CNNs use relatively little pre-processing compared to other image classification algorithms. This means that the network learns to optimize the filters (or kernels) through automated learning, whereas in traditional algorithms these filters are hand-engineered. This independence from prior knowledge and human intervention in feature extraction is a major advantage.

Architecture

A convolutional neural network consists of an input layer, hidden layers and an output layer. In any feed-forward neural network, any middle layers are called hidden because their inputs and outputs are masked by the activation function and final convolution. In a convolutional neural network, the hidden layers include layers that perform convolutions. Typically this includes a layer that does multiplication or other dot product, and its activation function is commonly ReLU. This is followed by other layers such as pooling layers, fully connected layers, and normalization layers.

Convolutional layers

In a CNN, the input is a tensor with a shape: (number of inputs) x (input height) x (input width) x (input channels). After passing through a convolutional layer, the image becomes abstracted to a feature map, also called an activation map, with shape: (number of inputs) x (feature map height) x (feature map width) x (feature map channels). A convolutional layer within a CNN generally has the following attributes:

  • Convolutional filters/kernels defined by a width and height (hyper-parameters).
  • The number of input channels and output channels (hyper-parameters). One layer's input channels must equal the number of output channels (also called depth) of its input.
  • Additional hyperparameters of the convolution operation, such as: padding, stride, and dilation.

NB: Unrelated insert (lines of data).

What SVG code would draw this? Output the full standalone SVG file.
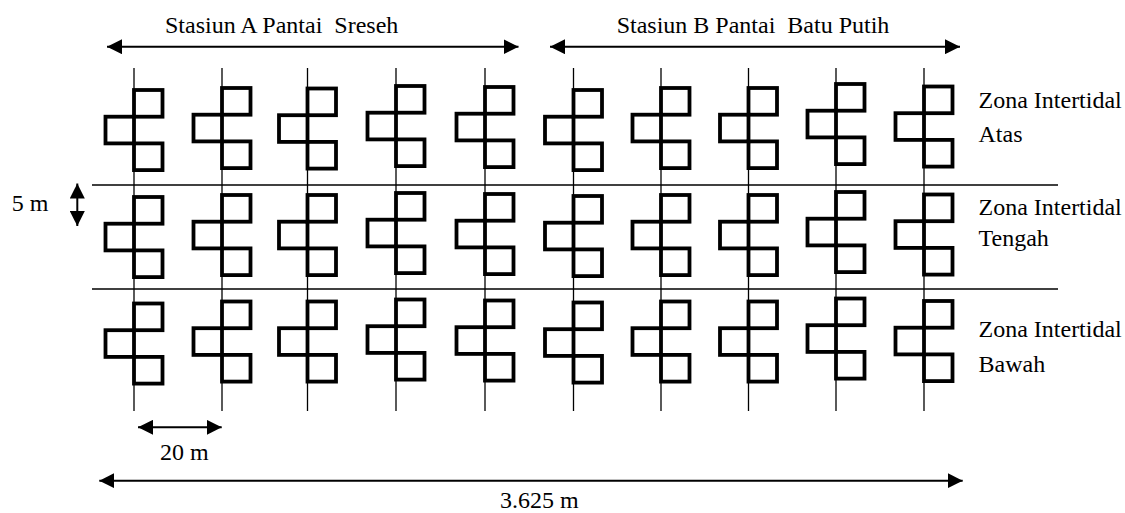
<svg xmlns="http://www.w3.org/2000/svg" width="1125" height="513" viewBox="0 0 1125 513">
<style>
.t{font-family:"Liberation Serif","Times New Roman",serif;font-size:24px;fill:#000}
.grid{stroke:#000;stroke-width:1.3;fill:none}
.q{stroke:#000;stroke-width:3.8;fill:none}
.arr{stroke:#000;stroke-width:2;fill:none;marker-start:url(#ah);marker-end:url(#ah)}
</style>
<defs>
<marker id="ah" viewBox="0 0 15 15" refX="15" refY="7.5" markerWidth="15" markerHeight="15" markerUnits="userSpaceOnUse" orient="auto-start-reverse">
<path d="M0,0 L15,7.5 L0,15 z" fill="#000"/>
</marker>
<g id="sh">
<rect class="q" x="0" y="0" width="28.5" height="26.7"/>
<rect class="q" x="-28.5" y="26.7" width="28.5" height="26.7"/>
<rect class="q" x="0" y="53.4" width="28.5" height="26.7"/>
</g>
</defs>
<rect width="1125" height="513" fill="#fff"/>
<g id="grid">
<line class="grid" x1="134" y1="68" x2="134" y2="411"/>
<line class="grid" x1="222" y1="68" x2="222" y2="411"/>
<line class="grid" x1="307.5" y1="68" x2="307.5" y2="411"/>
<line class="grid" x1="396" y1="68" x2="396" y2="411"/>
<line class="grid" x1="485" y1="68" x2="485" y2="411"/>
<line class="grid" x1="573.5" y1="68" x2="573.5" y2="411"/>
<line class="grid" x1="661" y1="68" x2="661" y2="411"/>
<line class="grid" x1="748.5" y1="68" x2="748.5" y2="411"/>
<line class="grid" x1="836" y1="68" x2="836" y2="411"/>
<line class="grid" x1="924" y1="68" x2="924" y2="411"/>
<line class="grid" x1="92" y1="185" x2="1058" y2="185"/>
<line class="grid" x1="92" y1="289" x2="1058" y2="289"/>
</g>
<g id="row1">
<use href="#sh" x="134" y="90"/>
<use href="#sh" x="222" y="88"/>
<use href="#sh" x="307.5" y="88.5"/>
<use href="#sh" x="396" y="86"/>
<use href="#sh" x="485" y="87"/>
<use href="#sh" x="573.5" y="90"/>
<use href="#sh" x="661" y="88"/>
<use href="#sh" x="748.5" y="88"/>
<use href="#sh" x="836" y="84"/>
<use href="#sh" x="924" y="86.5"/>
</g>
<g id="row2">
<use href="#sh" x="134" y="197"/>
<use href="#sh" x="222" y="195"/>
<use href="#sh" x="307.5" y="195"/>
<use href="#sh" x="396" y="193"/>
<use href="#sh" x="485" y="194"/>
<use href="#sh" x="573.5" y="196"/>
<use href="#sh" x="661" y="195"/>
<use href="#sh" x="748.5" y="195"/>
<use href="#sh" x="836" y="192"/>
<use href="#sh" x="924" y="194.5"/>
</g>
<g id="row3">
<use href="#sh" x="134" y="303.5"/>
<use href="#sh" x="222" y="301.5"/>
<use href="#sh" x="307.5" y="301.5"/>
<use href="#sh" x="396" y="299.5"/>
<use href="#sh" x="485" y="300.5"/>
<use href="#sh" x="573.5" y="302.5"/>
<use href="#sh" x="661" y="301.5"/>
<use href="#sh" x="748.5" y="301.5"/>
<use href="#sh" x="836" y="298.5"/>
<use href="#sh" x="924" y="301"/>
</g>
<g id="connectors">
<line class="arr" x1="107" y1="46.7" x2="518.5" y2="46.7"/>
<line class="arr" x1="550" y1="46.7" x2="960" y2="46.7"/>
<line class="arr" x1="77.3" y1="183.5" x2="77.3" y2="226"/>
<line class="arr" x1="138" y1="427.3" x2="221.7" y2="427.3"/>
<line class="arr" x1="99.3" y1="480.7" x2="962.7" y2="480.7"/>
</g>
<g id="labels">
<text class="t" x="165" y="33" xml:space="preserve">Stasiun A Pantai  Sreseh</text>
<text class="t" x="616.7" y="33" xml:space="preserve">Stasiun B Pantai  Batu Putih</text>
<text class="t" x="978.5" y="108.3">Zona Intertidal</text>
<text class="t" x="978.5" y="141.5">Atas</text>
<text class="t" x="978.5" y="215">Zona Intertidal</text>
<text class="t" x="978.5" y="246">Tengah</text>
<text class="t" x="978.5" y="337.3">Zona Intertidal</text>
<text class="t" x="978.5" y="371.5">Bawah</text>
<text class="t" x="11.7" y="210.7">5 m</text>
<text class="t" x="160" y="460">20 m</text>
<text class="t" x="500" y="507.5">3.625 m</text>
</g>
</svg>
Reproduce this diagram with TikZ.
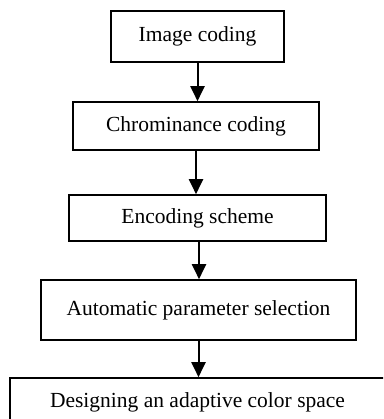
\documentclass[tikz,border=0pt]{standalone}
\usepackage{fontspec}
\setmainfont{Liberation Serif}
\usetikzlibrary{arrows.meta}
\tikzstyle{process} = [rectangle, text centered, draw=black, line width=1.6pt, font=\fontsize{21.5}{25}\selectfont]
\tikzstyle{arrow} = [line width=2pt, -{Triangle[width=14pt,length=15pt]}]

\begin{document}
\begin{tikzpicture}[x=1pt, y=1pt, node distance=92pt]
\useasboundingbox (0,0) rectangle (383,-419);
\clip (0,0) rectangle (383,-419);

\node (img) [process, minimum width=173pt, minimum height=51pt] at (197.5,-36.5) {Image coding};
\node (chroma) [process, below of=img, yshift=2.5pt, xshift=-1.5pt, minimum width=246pt, minimum height=48pt] {Chrominance coding};
\node (enc) [process, below of=chroma, xshift=1.5pt, minimum width=257pt, minimum height=46pt] {Encoding scheme};
\node (param) [process, below of=enc, xshift=1pt, minimum width=315pt, minimum height=60pt] {Automatic parameter selection};
\node (space) [process, below of=param, xshift=-1pt, minimum width=375pt, minimum height=48pt] {Designing an adaptive color space};

% straight down from each box
\draw [arrow] (img.south) -- (img.south |- chroma.north);
\draw [arrow] (chroma.south) -- (chroma.south |- enc.north);
\draw [arrow] ([xshift=1.5pt]enc.south) -- ([xshift=1.5pt]enc.south |- param.north);
\draw [arrow] (param.south) -- (param.south |- space.north);

\end{tikzpicture}
\end{document}
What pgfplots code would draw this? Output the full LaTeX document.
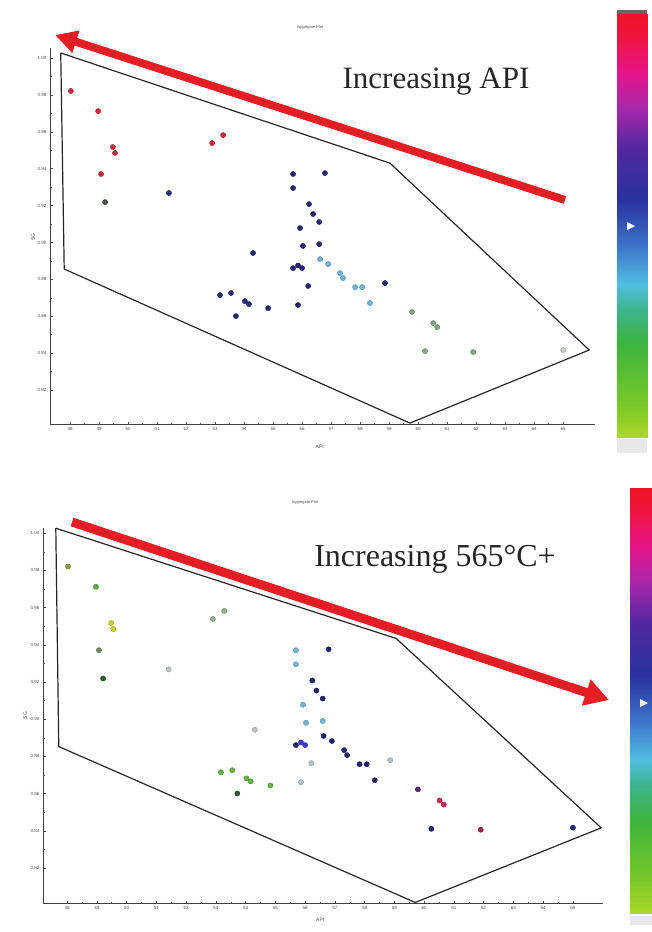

Convolutional layers convolve the input and pass its result to the next layer. This is similar to the response of a neuron in the visual cortex to a specific stimulus. Each convolutional neuron processes data only for its receptive field. Although fully connected feed forward neural networks can be used to learn features and classify data, this architecture is generally impractical for larger inputs such as high resolution images. It would require a very high number of neurons, even in a shallow architecture, due to the large input size of images, where each pixel is a relevant input feature. For instance, a fully connected layer for a (small) image of size 100 x 100 has 10,000 weights for each neuron in the second layer. Instead, convolution reduces the number of free parameters, allowing the network to be deeper. For example, regardless of image size, using a 5 x 5 tiling region, each with the same shared weights, requires only 25 learnable parameters. Using regularized weights over fewer parameters avoids the vanishing gradients and exploding gradients problems seen during back propagation in traditional neural networks. Furthermore, convolutional neural networks are ideal for data with a grid-like topology (such as images) as spatial relations between separate features are taken into account during convolution and/or pooling.